TORONTO (Bloomberg) — Canadian stocks rose, extending the stock index's rally to a third week, as take-over speculation and higher crude oil prices fuelled gains in phone and energy companies such as BCE and Canadian Natural Resources."Canada's on fire," said Keith Summers, who helps oversee $762 million as chief investment officer at Stonegate Private Counsel in Toronto. "The momentum is all positive, driven by commodities. Foreigners need more dollars to buy the Canadian companies."

The Standard & Poor's/TSX Composite Index added 4.63 to 14,105.34 in Toronto and posted a gain of 0.7 percent for the week. The index has advanced 5.1 percent in May. Trading was below average before the May 21 Victoria Day holiday, when the Toronto Stock Exchange is closed.

Today's gains were limited as interest-rate sensitive financial shares fell on speculation that the Canadian dollar's appreciation to an almost 30-year high may lead the central bank to raise borrowing costs.

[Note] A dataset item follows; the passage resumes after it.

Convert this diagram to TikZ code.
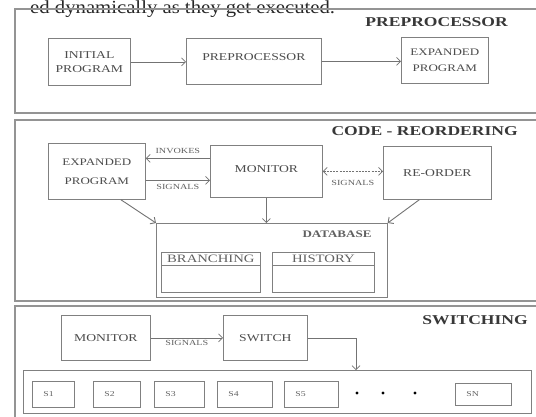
\documentclass[tikz,border=0pt]{standalone}
\usepackage{fontspec}
\setmainfont[FakeStretch=1.3]{Liberation Serif}
\newfontfamily\pagefont[FakeStretch=1.12]{Liberation Serif}
\usetikzlibrary{arrows.meta,calc}
\newcommand\liftxt[2]{\raisebox{#1}[0pt][0pt]{#2}}
\tikzset{
  panel/.style={draw=black!42, line width=1.4pt},
  box/.style={draw=black!50, line width=0.7pt, anchor=north west, inner sep=0pt, align=center,
              font=\fontsize{10.5}{14}\selectfont, text=black!70},
  lbl/.style={font=\fontsize{7.8}{9}\selectfont, text=black!62, inner sep=1pt},
  ttl/.style={font=\fontsize{13.5}{15}\selectfont\bfseries, text=black!78, inner sep=0pt},
  hdr/.style={font=\fontsize{11.3}{13}\selectfont, text=black!62, inner sep=0pt},
  sbox/.style={draw=black!50, line width=0.7pt, anchor=north west, inner xsep=11pt, inner ysep=0pt,
               minimum height=26pt, align=left, font=\fontsize{7.5}{9}\selectfont, text=black!62},
  arr/.style={draw=black!55, line width=0.7pt, -{Straight Barb[length=4pt,width=8pt]}},
  dot/.style={circle, fill=black, inner sep=0pt, minimum size=3.4pt}
}
\begin{document}
\begin{tikzpicture}[x=1pt,y=-1pt]
\clip (0,0) rectangle (536,416);
\fill[white] (0,0) rectangle (536,416);
% caption fragment from the page above
\node[anchor=base west, inner sep=0pt, font=\pagefont\fontsize{18.5}{18.5}\selectfont, text=black!85] (cap) at (30,13) {ed dynamically as they get executed.};
% panels
\draw[panel] (15,9) rectangle (545,113);
\draw[panel] (15,120) rectangle (545,301);
\draw[panel] (15,306) rectangle (545,430);
% ---------- PREPROCESSOR ----------
\node[ttl, anchor=east] (t1) at (508,22) {PREPROCESSOR};
\node[box, minimum width=82pt, minimum height=47pt] (init) at (48,38) {INITIAL\\PROGRAM};
\node[box, minimum width=135pt, minimum height=46pt] (pre) at (186,38) {\liftxt{0.5pt}{PREPROCESSOR}};
\node[box, minimum width=87pt, minimum height=46pt, font=\fontsize{10}{16}\selectfont] (exp1) at (401,37) {EXPANDED\\PROGRAM};
\draw[arr] (init.east) -- (init.east -| pre.west);
\draw[arr] (pre.east) -- (pre.east -| exp1.west);
% ---------- CODE - REORDERING ----------
\node[ttl, anchor=east] (t2) at (518,131) {CODE - REORDERING};
\node[box, minimum width=97pt, minimum height=56pt, font=\fontsize{10}{19}\selectfont] (exp2) at (48,143) {EXPANDED\\PROGRAM};
\node[box, minimum width=112pt, minimum height=52pt] (mon) at (210,145) {\liftxt{-1.5pt}{MONITOR}};
\node[box, minimum width=108pt, minimum height=53pt] (reo) at (383,146) {\liftxt{-3.5pt}{RE-ORDER}};
\node[box, minimum width=231pt, minimum height=74pt] (db) at (156,223) {};
\node[font=\fontsize{10}{12}\selectfont\bfseries, text=black!62, inner sep=0pt] (dbt) at (337,234) {DATABASE};
\node[box, minimum width=99pt, minimum height=40pt] (br) at (161,252) {};
\node[box, minimum width=102pt, minimum height=40pt] (hi) at (272,252) {};
\draw[draw=black!50, line width=0.7pt] ($(br.north west)+(0,13)$) -- ($(br.north east)+(0,13)$);
\draw[draw=black!50, line width=0.7pt] ($(hi.north west)+(0,13)$) -- ($(hi.north east)+(0,13)$);
\node[hdr] (brl) at ($(br.north)+(0,6.5)$) {BRANCHING};
\node[hdr] (hil) at ($(hi.north)+(0,6.5)$) {HISTORY};
\draw[arr] ($(mon.west)+(0,-13)$) -- node[lbl, above=3pt] (inv) {INVOKES} ($(mon.west -| exp2.east)+(0,-13)$);
\draw[arr] ($(mon.west -| exp2.east)+(0,9)$) -- node[lbl, below=3pt] (sig1) {SIGNALS} ($(mon.west)+(0,9)$);
\draw[arr, {Straight Barb[length=4pt,width=8pt]}-{Straight Barb[length=4pt,width=8pt]}, dash pattern=on 2pt off 1.2pt]
  (mon.east) -- node[lbl, below=8pt] (sig2) {SIGNALS} (mon.east -| reo.west);
\draw[arr] (mon.south) -- (mon.south |- db.north);
\draw[arr, line width=0.9pt] ($(exp2.south)+(24,0)$) -- (db.north west);
\draw[arr, line width=0.9pt] ($(reo.south)+(-18,0)$) -- (db.north east);
% ---------- SWITCHING ----------
\node[ttl, anchor=east] (t3) at (528,320) {SWITCHING};
\node[box, minimum width=89pt, minimum height=45pt] (mon3) at (61,315) {MONITOR};
\node[box, minimum width=84pt, minimum height=45pt] (sw) at (223,315) {SWITCH};
\node[box, minimum width=508pt, minimum height=43pt] (scont) at (23,370) {};
\draw[arr] (mon3.east) -- node[lbl, below=1pt] (sig3) {SIGNALS} (mon3.east -| sw.west);
\draw[arr] (sw.east) -| ([xshift=333pt]scont.north west);
\node[sbox, text width=20pt] (s1) at (32,381) {S1};
\node[sbox, text width=25pt] (s2) at (93,381) {S2};
\node[sbox, text width=28pt] (s3) at (154,381) {S3};
\node[sbox, text width=33pt] (s4) at (217,381) {S4};
\node[sbox, text width=32pt] (s5) at (284,381) {S5};
\node[sbox, text width=34pt, minimum height=22pt] (sn) at (455,383) {SN};
\node[dot] (d1) at (357,393) {};
\node[dot] (d2) at (383,393) {};
\node[dot] (d3) at (415,393) {};
\end{tikzpicture}
\end{document}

BCE rose 84 cents to C$38.72, taking its weekly gain to four percent. Cerberus Capital Management LP, the New York-based buyout firm, has approached Shaw Communications and CanWest Global Communications about joining in a take-over bid for BCE, Canada's biggest phone company, the Globe and Mail said, citing people familiar with the matter whom it didn't identify. An unidentified spokeswoman for Cerberus wouldn't comment, the newspaper reported.

BCE shareholder Canada Pension Plan Investment Board is leading a group that has said it is interested in bidding, and Ontario Teachers' Pension Plan may also bid, the newspaper said.

BCE shares have risen 29 percent, adding almost C$10 billion in market value, since March 28, the day before it emerged that BCE had been approached about a sale by US private-equity firm Kohlberg Kravis Roberts & Co.